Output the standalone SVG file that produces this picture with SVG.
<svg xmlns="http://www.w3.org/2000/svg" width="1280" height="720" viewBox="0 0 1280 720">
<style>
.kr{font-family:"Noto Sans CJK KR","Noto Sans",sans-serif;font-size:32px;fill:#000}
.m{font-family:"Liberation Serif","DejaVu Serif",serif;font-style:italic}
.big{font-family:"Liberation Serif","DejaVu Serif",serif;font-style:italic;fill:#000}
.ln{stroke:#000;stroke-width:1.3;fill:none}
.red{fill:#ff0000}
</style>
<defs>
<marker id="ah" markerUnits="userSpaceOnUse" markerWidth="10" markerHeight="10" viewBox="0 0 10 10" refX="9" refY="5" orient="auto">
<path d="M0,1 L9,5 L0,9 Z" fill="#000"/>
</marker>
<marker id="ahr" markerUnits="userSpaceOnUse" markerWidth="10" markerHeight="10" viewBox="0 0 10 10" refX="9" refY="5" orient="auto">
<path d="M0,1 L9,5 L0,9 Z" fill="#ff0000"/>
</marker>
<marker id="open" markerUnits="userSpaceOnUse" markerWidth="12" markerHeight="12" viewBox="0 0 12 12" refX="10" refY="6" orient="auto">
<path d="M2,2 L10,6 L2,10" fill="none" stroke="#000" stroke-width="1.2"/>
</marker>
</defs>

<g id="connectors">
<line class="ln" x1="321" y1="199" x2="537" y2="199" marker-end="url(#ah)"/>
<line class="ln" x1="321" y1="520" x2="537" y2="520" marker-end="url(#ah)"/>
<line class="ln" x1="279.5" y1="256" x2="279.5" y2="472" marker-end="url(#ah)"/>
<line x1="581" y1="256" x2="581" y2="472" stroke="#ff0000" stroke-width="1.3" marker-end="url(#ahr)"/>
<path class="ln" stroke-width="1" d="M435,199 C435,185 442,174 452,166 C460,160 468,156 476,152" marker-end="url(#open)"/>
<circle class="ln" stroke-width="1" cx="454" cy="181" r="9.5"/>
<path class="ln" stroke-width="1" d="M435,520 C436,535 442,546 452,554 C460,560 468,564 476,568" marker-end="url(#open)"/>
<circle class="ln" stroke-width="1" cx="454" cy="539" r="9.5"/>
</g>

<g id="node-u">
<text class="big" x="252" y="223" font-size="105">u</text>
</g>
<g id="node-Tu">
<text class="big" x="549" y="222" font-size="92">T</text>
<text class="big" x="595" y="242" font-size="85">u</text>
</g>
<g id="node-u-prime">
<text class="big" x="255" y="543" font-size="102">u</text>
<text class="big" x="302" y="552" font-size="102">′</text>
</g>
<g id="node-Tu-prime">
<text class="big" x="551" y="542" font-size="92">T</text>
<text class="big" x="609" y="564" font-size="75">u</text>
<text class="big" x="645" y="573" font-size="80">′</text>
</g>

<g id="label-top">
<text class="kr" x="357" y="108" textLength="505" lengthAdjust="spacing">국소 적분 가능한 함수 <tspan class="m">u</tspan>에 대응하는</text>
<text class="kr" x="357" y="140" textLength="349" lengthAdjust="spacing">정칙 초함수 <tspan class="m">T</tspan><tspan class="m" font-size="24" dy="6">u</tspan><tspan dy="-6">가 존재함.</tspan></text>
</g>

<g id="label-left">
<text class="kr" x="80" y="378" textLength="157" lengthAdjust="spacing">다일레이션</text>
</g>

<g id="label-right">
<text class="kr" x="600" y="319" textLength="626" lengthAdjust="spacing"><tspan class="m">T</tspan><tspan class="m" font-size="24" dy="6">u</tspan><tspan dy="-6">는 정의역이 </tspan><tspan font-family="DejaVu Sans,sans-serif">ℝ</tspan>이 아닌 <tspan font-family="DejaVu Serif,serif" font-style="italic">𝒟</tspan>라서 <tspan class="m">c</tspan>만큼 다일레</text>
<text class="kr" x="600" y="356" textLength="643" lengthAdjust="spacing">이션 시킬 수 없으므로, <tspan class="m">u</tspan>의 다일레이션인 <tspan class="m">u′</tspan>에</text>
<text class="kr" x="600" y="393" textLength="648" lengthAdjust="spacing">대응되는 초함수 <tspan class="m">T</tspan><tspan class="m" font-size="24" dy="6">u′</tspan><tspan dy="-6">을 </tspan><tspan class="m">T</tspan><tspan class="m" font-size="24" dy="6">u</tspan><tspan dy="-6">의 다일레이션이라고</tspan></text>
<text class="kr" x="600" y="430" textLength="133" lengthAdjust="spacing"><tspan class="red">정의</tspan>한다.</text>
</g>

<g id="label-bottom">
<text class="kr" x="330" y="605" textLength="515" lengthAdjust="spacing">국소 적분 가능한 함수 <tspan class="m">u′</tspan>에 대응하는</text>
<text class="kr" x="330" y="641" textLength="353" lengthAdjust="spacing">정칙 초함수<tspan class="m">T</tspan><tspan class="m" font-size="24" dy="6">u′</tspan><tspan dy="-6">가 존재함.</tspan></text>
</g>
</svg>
········
All of the data must be returned exactly.

Output the standalone SVG file that produces this picture with SVG.
<svg xmlns="http://www.w3.org/2000/svg" width="1280" height="720" viewBox="0 0 1280 720">
<style>
.kr{font-family:"Noto Sans CJK KR","Noto Sans",sans-serif;font-size:32px;fill:#000}
.m{font-family:"Liberation Serif","DejaVu Serif",serif;font-style:italic}
.big{font-family:"Liberation Serif","DejaVu Serif",serif;font-style:italic;fill:#000}
.ln{stroke:#000;stroke-width:1.3;fill:none}
.red{fill:#ff0000}
</style>
<defs>
<marker id="ah" markerUnits="userSpaceOnUse" markerWidth="10" markerHeight="10" viewBox="0 0 10 10" refX="9" refY="5" orient="auto">
<path d="M0,1 L9,5 L0,9 Z" fill="#000"/>
</marker>
<marker id="ahr" markerUnits="userSpaceOnUse" markerWidth="10" markerHeight="10" viewBox="0 0 10 10" refX="9" refY="5" orient="auto">
<path d="M0,1 L9,5 L0,9 Z" fill="#ff0000"/>
</marker>
<marker id="open" markerUnits="userSpaceOnUse" markerWidth="12" markerHeight="12" viewBox="0 0 12 12" refX="10" refY="6" orient="auto">
<path d="M2,2 L10,6 L2,10" fill="none" stroke="#000" stroke-width="1.2"/>
</marker>
</defs>

<g id="connectors">
<line class="ln" x1="321" y1="199" x2="537" y2="199" marker-end="url(#ah)"/>
<line class="ln" x1="321" y1="520" x2="537" y2="520" marker-end="url(#ah)"/>
<line class="ln" x1="279.5" y1="256" x2="279.5" y2="472" marker-end="url(#ah)"/>
<line x1="581" y1="256" x2="581" y2="472" stroke="#ff0000" stroke-width="1.3" marker-end="url(#ahr)"/>
<path class="ln" stroke-width="1" d="M435,199 C435,185 442,174 452,166 C460,160 468,156 476,152" marker-end="url(#open)"/>
<circle class="ln" stroke-width="1" cx="454" cy="181" r="9.5"/>
<path class="ln" stroke-width="1" d="M435,520 C436,535 442,546 452,554 C460,560 468,564 476,568" marker-end="url(#open)"/>
<circle class="ln" stroke-width="1" cx="454" cy="539" r="9.5"/>
</g>

<g id="node-u">
<text class="big" x="252" y="223" font-size="105">u</text>
</g>
<g id="node-Tu">
<text class="big" x="549" y="222" font-size="92">T</text>
<text class="big" x="595" y="242" font-size="85">u</text>
</g>
<g id="node-u-prime">
<text class="big" x="255" y="543" font-size="102">u</text>
<text class="big" x="302" y="552" font-size="102">′</text>
</g>
<g id="node-Tu-prime">
<text class="big" x="551" y="542" font-size="92">T</text>
<text class="big" x="609" y="564" font-size="75">u</text>
<text class="big" x="645" y="573" font-size="80">′</text>
</g>

<g id="label-top">
<text class="kr" x="357" y="108" textLength="505" lengthAdjust="spacing">국소 적분 가능한 함수 <tspan class="m">u</tspan>에 대응하는</text>
<text class="kr" x="357" y="140" textLength="349" lengthAdjust="spacing">정칙 초함수 <tspan class="m">T</tspan><tspan class="m" font-size="24" dy="6">u</tspan><tspan dy="-6">가 존재함.</tspan></text>
</g>

<g id="label-left">
<text class="kr" x="80" y="378" textLength="157" lengthAdjust="spacing">다일레이션</text>
</g>

<g id="label-right">
<text class="kr" x="600" y="319" textLength="626" lengthAdjust="spacing"><tspan class="m">T</tspan><tspan class="m" font-size="24" dy="6">u</tspan><tspan dy="-6">는 정의역이 </tspan><tspan font-family="DejaVu Sans,sans-serif">ℝ</tspan>이 아닌 <tspan font-family="DejaVu Serif,serif" font-style="italic">𝒟</tspan>라서 <tspan class="m">c</tspan>만큼 다일레</text>
<text class="kr" x="600" y="356" textLength="643" lengthAdjust="spacing">이션 시킬 수 없으므로, <tspan class="m">u</tspan>의 다일레이션인 <tspan class="m">u′</tspan>에</text>
<text class="kr" x="600" y="393" textLength="648" lengthAdjust="spacing">대응되는 초함수 <tspan class="m">T</tspan><tspan class="m" font-size="24" dy="6">u′</tspan><tspan dy="-6">을 </tspan><tspan class="m">T</tspan><tspan class="m" font-size="24" dy="6">u</tspan><tspan dy="-6">의 다일레이션이라고</tspan></text>
<text class="kr" x="600" y="430" textLength="133" lengthAdjust="spacing"><tspan class="red">정의</tspan>한다.</text>
</g>

<g id="label-bottom">
<text class="kr" x="330" y="605" textLength="515" lengthAdjust="spacing">국소 적분 가능한 함수 <tspan class="m">u′</tspan>에 대응하는</text>
<text class="kr" x="330" y="641" textLength="353" lengthAdjust="spacing">정칙 초함수<tspan class="m">T</tspan><tspan class="m" font-size="24" dy="6">u′</tspan><tspan dy="-6">가 존재함.</tspan></text>
</g>
</svg>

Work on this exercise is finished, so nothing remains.